A Christian printer who turned down a contract for a gay magazine has backed DUP plans for a conscience clause in Northern Ireland.

It comes in the wake of the controversy surrounding Newtownabbey-based Ashers bakery after it refused to provide a cake with a pro-gay marriage message.

Now printer Nick Williamson has refused work from a gay magazine, saying the publication of sexually explicit images went against his faith.

But the magazine's editor obtained legal advice and the case has been referred to the Equality Commission, which is also taking a case against Ashers.

The debate has led DUP MLA Paul Givan to plan a Private Member's Bill to change equality laws to accommodate people with strong religious beliefs.

Mr Williamson told The Christian Institute website: "I think first of all that it is tragic that it has come to this in the law in our land that we have to try and get something like this passed.

"But from a point of view of my faith, obviously I think it is a good thing. However, I don't think it has to be something that is only used within the boundaries of faith."

"Ashers and I went about our business in a very gracious manner," he argued, but said he viewed the issue as one of "freedom and liberty of conscience".

"It was me saying, 'It is not about you but about me saying this goes against my own conscience'. Equality is a two-way street, or it is meant to be."

Comedian Stephen Fry branded the DUP as "bigots" and the planned amendment as "sick".
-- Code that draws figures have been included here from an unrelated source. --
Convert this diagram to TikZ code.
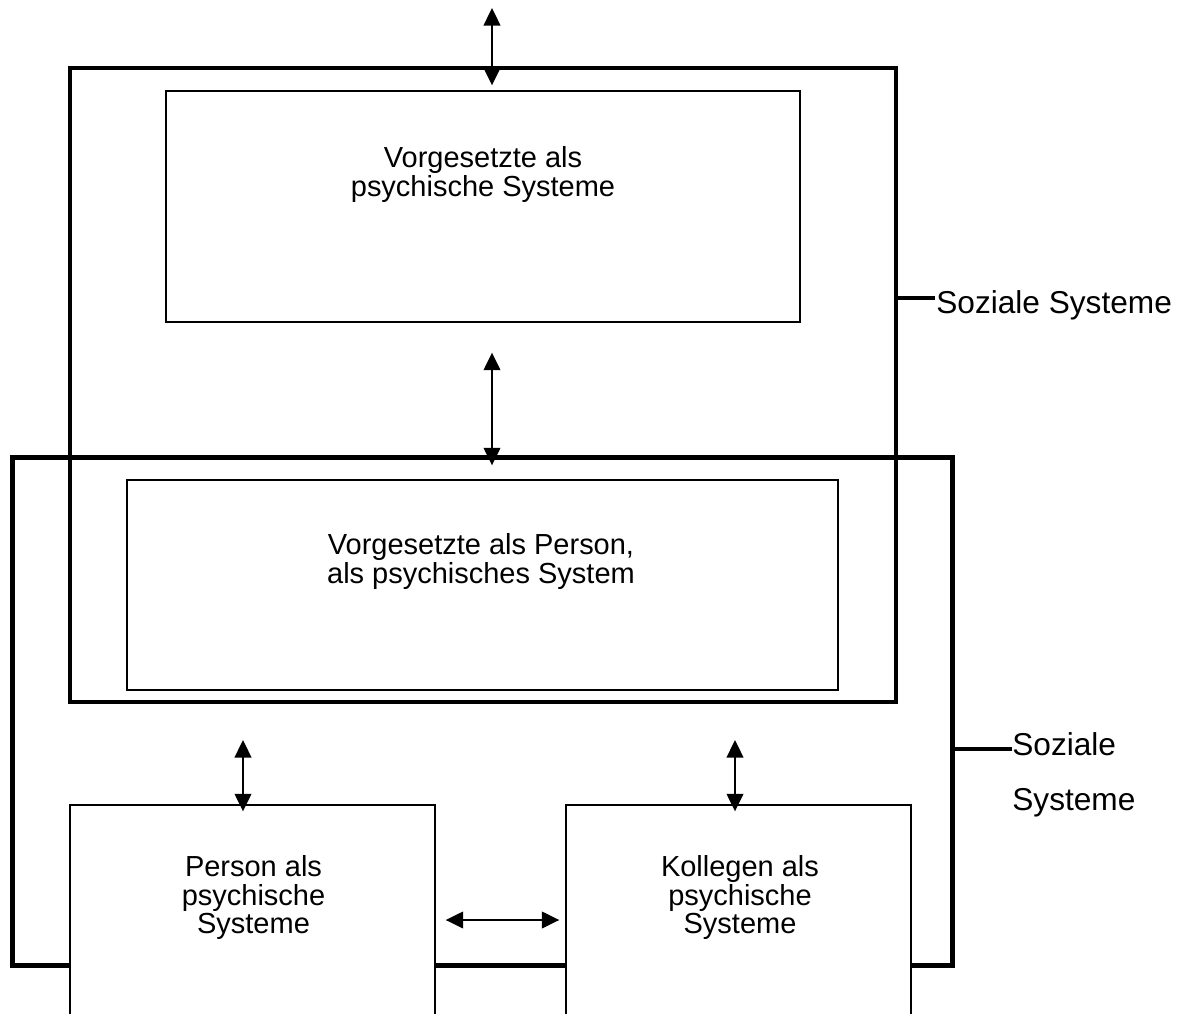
\documentclass[tikz,border=0pt]{standalone}
\usepackage{fontspec}
\setmainfont{Liberation Sans}
\usetikzlibrary{arrows.meta}

\begin{document}
\begin{tikzpicture}[x=0.02cm,y=-0.02cm,
		bigbox/.style={draw,line width=2pt,inner sep=0pt},
		thinbox/.style={draw,line width=0.8pt,inner sep=0pt},
		txt/.style={align=center,font=\fontsize{16.5}{16}\selectfont},
		lbl/.style={anchor=base west,font=\fontsize{18}{17}\selectfont,inner sep=0pt},
		dblarrow/.style={line width=1.1pt,
			{Triangle[length=10pt,width=9.5pt]}-{Triangle[length=10pt,width=9.5pt]}}]
			\useasboundingbox (0,0) rectangle (1181,1014);
			\clip (0,0) rectangle (1181,1014);
			% upper system
			\node[bigbox,minimum width=16.52cm,minimum height=12.68cm] (outerA) at (483,385) {};
			\node[thinbox,minimum width=12.68cm,minimum height=4.62cm] (inner1) at (483,206.5) {};
			\node[txt,font=\fontsize{16.5}{17}\selectfont] (t1) at (483,174.5) {Vorgesetzte als\\psychische Systeme};
			% lower system
			\node[bigbox,line width=2.8pt,minimum width=18.82cm,minimum height=10.18cm] (outerB) at (482.5,711.5) {};
			\node[thinbox,minimum width=14.22cm,minimum height=4.2cm] (inner2) at (482.5,585) {};
			\node[txt] (t2) at (481,561.5) {Vorgesetzte als Person,\\als psychisches System};
			\node[thinbox,fill=white,minimum width=7.3cm,minimum height=4.6cm] (person) at (252.5,920) {};
			\node[thinbox,fill=white,minimum width=6.9cm,minimum height=4.6cm] (kollegen) at (738.5,920) {};
			\node[txt] (t3) at (253.5,897.5) {Person als\\psychische\\Systeme};
			\node[txt] (t4) at (740,897.5) {Kollegen als\\psychische\\Systeme};
			% labels
			\coordinate (tick1) at (935,298);
			\coordinate (tick2) at (1012,749);
			\node[lbl] (lab1) at (936,313) {Soziale Systeme};
			\node[lbl] (lab2) at (1012,755) {Soziale};
			\node[lbl] (lab3) at (1012,810) {Systeme};
			\draw[line width=2pt] (outerA.east |- tick1) -- (tick1);
			\draw[line width=2pt] (outerB.east |- tick2) -- (tick2);
			% arrows
			\coordinate (topend) at (492,8);
			\coordinate (lup) at (243,740);
			\coordinate (rup) at (735,740);
			\draw[dblarrow,shorten >=0.1cm] (topend) -- (topend |- inner1.north);
			\draw[dblarrow,shorten <=0.6cm,shorten >=0.28cm] (inner1.south -| topend) -- (inner2.north -| topend);
			\draw[dblarrow,shorten >=-0.14cm] (lup) -- (lup |- person.north);
			\draw[dblarrow,shorten >=-0.14cm] (rup) -- (rup |- kollegen.north);
			\draw[dblarrow,shorten <=0.2cm,shorten >=0.12cm] (person.east) -- (kollegen.west);
	\end{tikzpicture}
\end{document}
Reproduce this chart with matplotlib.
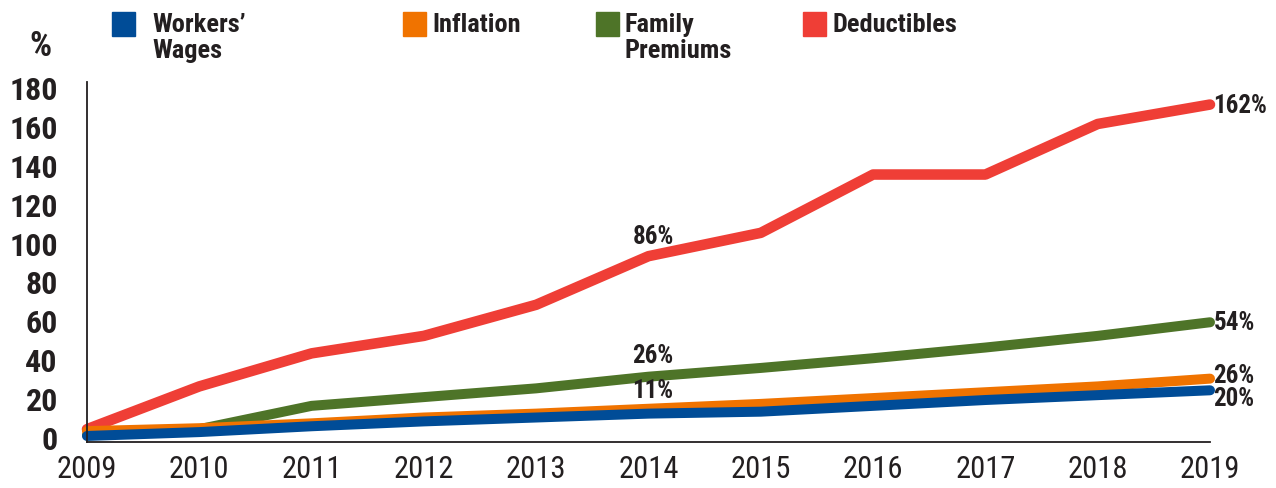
import matplotlib.pyplot as plt
from matplotlib.patches import Rectangle

years = list(range(2009, 2020))
wages = [0.5, 2.5, 5.5, 8, 10, 12, 13, 16, 19, 21.5, 24]
inflation = [3, 4.5, 7, 10, 12, 14.5, 17, 20, 23, 26, 30]
premiums = [1, 4, 16, 20.5, 25, 31, 35.5, 40.5, 46, 52, 59]
deductibles = [4, 26, 43, 52, 68, 93, 105, 135, 135, 161, 171]

series_names = ["Workers’\nWages", "Inflation", "Family\nPremiums", "Deductibles"]
colors = ["#004C97", "#F07300", "#4E7428", "#EF3E36"]

# value labels: text and y position
end_labels = [("162%", 171), ("54%", 59), ("26%", 32), ("20%", 20)]
mid_labels = [("86%", 97), ("26%", 36), ("11%", 18)]

plt.rcParams['font.family'] = ['Roboto Condensed', 'DejaVu Sans']
ink = "#231f20"

fig = plt.figure(figsize=(12.76, 4.89), dpi=100)
ax = fig.add_axes([87 / 1276, 46 / 489, (1210 - 87) / 1276, (443 - 83) / 489])

# draw bottom to top so red sits on top
data = [wages, inflation, premiums, deductibles]
widths = [7.2, 7.2, 7.2, 7.6]
for i in [3, 2, 1, 0]:
    ax.plot(years, data[i], color=colors[i], lw=widths[i], solid_capstyle='round',
            solid_joinstyle='round', clip_on=False)

ax.set_xlim(2009, 2019)
ax.set_ylim(-2.6, 182.6)
ax.set_xticks(years)
ax.set_xticklabels([str(y) for y in years], fontsize=22, color=ink)
ax.set_yticks(range(0, 181, 20))
ax.set_yticklabels([str(v) for v in range(0, 181, 20)], fontsize=23,
                   fontweight='bold', color=ink)
ax.tick_params(axis='x', length=0, pad=9)
ax.tick_params(axis='y', length=0, pad=21)
for s in ['top', 'right']:
    ax.spines[s].set_visible(False)
for s in ['left', 'bottom']:
    ax.spines[s].set_color(ink)
    ax.spines[s].set_linewidth(1.3)

for txt, v in end_labels:
    ax.text(2019.03, v, txt, fontsize=18, fontweight='bold', color=ink,
            ha='left', va='center')
for txt, v in mid_labels:
    ax.text(2014.04, v, txt, fontsize=18, fontweight='bold', color=ink,
            ha='center', va='bottom')

fig.text(40 / 1276, 1 - 47 / 489, "%", fontsize=25, fontweight='bold',
         color=ink, ha='center', va='center')

# legend
sq_x = [112, 403, 596, 803]
tx_x = [152, 432, 625, 832]
for i in range(4):
    fig.patches.append(Rectangle((sq_x[i] / 1276, 1 - 37 / 489), 23 / 1276, 24 / 489,
                                 transform=fig.transFigure, color=colors[i]))
    fig.text(tx_x[i] / 1276, 1 - 13 / 489, series_names[i], fontsize=19,
             fontweight='bold', color=ink, ha='left', va='top',
             linespacing=1.12)

fig.savefig("out.png", dpi=100)
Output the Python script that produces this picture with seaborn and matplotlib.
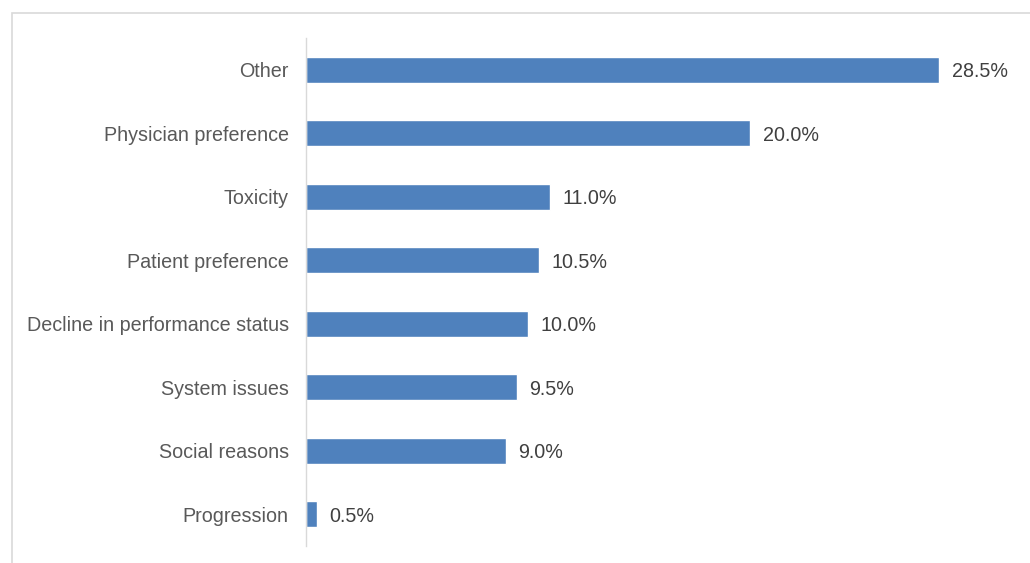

Mr Givan insisted: "The LGBT campaigners are adopting a tactic of hysterical responses to it in an effort to try to corner people into not giving this the type of rational consideration that it should merit."

Background

Controversy has raged since the family-run baking company Ashers was told it had discriminated against a gay rights activist by declining to ice a slogan that said 'Support Gay Marriage' on a cake. The Equality Commission has taken on the case. But the DUP plans the NI Freedom of Conscience Amendment Bill to protect religious beliefs if people refuse to provide a service.